Tautan-tautan Akses

Sidang ICJ: Afrika Selatan Bandingkan Perlakuan Israel Seperti Saat Apartheid


Menlu Afrika Selatan Naledi Pandor (kiri) dan Duta Besar Afrika Selatan untuk Belanda Vusimuzi Madonsela berbicara di Mahkamah Internasional PBB (ICJ) di Den Haag, Belanda.
Menlu Afrika Selatan Naledi Pandor (kiri) dan Duta Besar Afrika Selatan untuk Belanda Vusimuzi Madonsela berbicara di Mahkamah Internasional PBB (ICJ) di Den Haag, Belanda.

Afrika Selatan membandingkan perlakuan Israel terhadap warga Palestina seperti kondisi yang mereka alami pada masa apartheid. Utusan Afrika Selatan menyampaikan hal ini dalam sidang di Mahkamah Internasional PBB terkait legalitas kebijakan Israel menduduki wilayah yang sedianya menjadi negara Palestina selama lebih dari 57 tahun.

Perwakilan Afrika Selatan menyampaikan pandangan mereka pada hari kedua sidang dengar pendapat di Mahkamah Internasional PBB di Den Haag, Belanda. Sidang ini merupakan bagian dari permintaan Majelis Umum PBB untuk mendapat pandangan yang tidak mengikat dari sejumlah negara tentang legalitas kebijakan Israel di wilayah pendudukan Palestina.

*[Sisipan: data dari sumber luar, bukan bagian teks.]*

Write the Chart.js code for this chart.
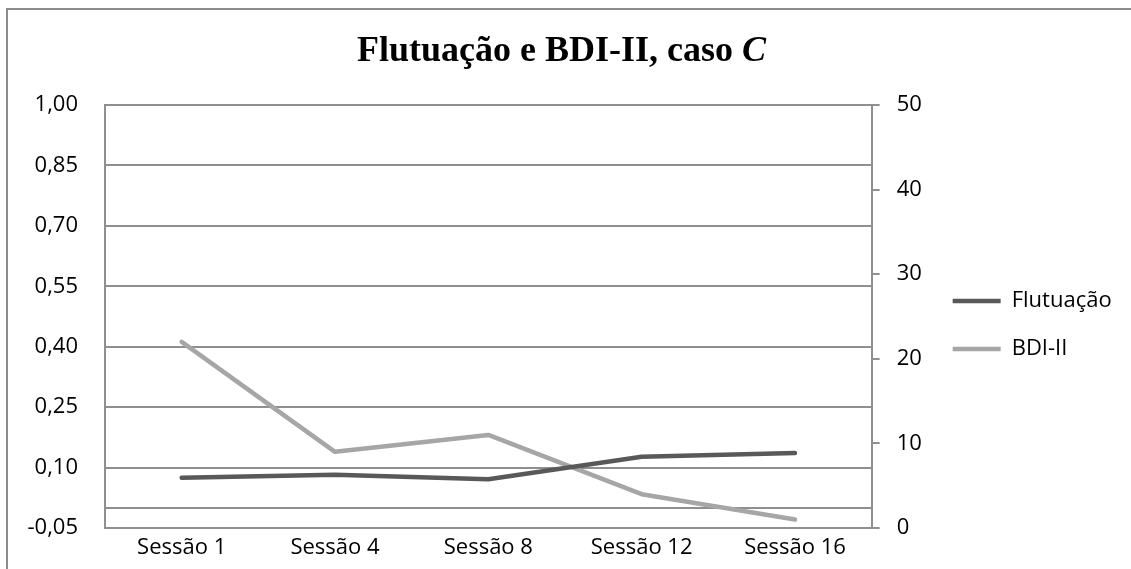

Duta Besar Afrika Selatan di Belanda Vusimuzi Madonsela mengatakan kepada panel yang beranggotakan 15 hakim internasional itu bahwa mereka merasakan, melihat, "Kami sebagai orang Afrika Selatan merasakan, melihat, dan mendengar hingga ke belahan hati kami, berbagai kebijakan dan praktik-praktik rezim Israel yang tidak manusiawi dan diskriminatif sebagai bentuk yang lebih ekstrem dari apartheid yang dilembagakan terhadap orang kulit hitam di negara kami. Secara kebetulan, sistem apartheid diberlakukan di negara kami sejak tahun 1948 hingga tahun 1994."

Vusimuzi menegaskan, "Afrika Selatan memikul kewajiban khusus, baik kepada rakyatnya sendiri maupun masyarakat internasional, untuk memastikan bahwa di mana pun praktik-praktik apartheid yang mengerikan dan menyinggung perasaan terjadi, hal itu harus diserukan dan diakhiri dengan segera. Dan pelaku pelanggaran keji norma-norma hukum internasional ini seharusnya dimintai pertanggungjawaban.”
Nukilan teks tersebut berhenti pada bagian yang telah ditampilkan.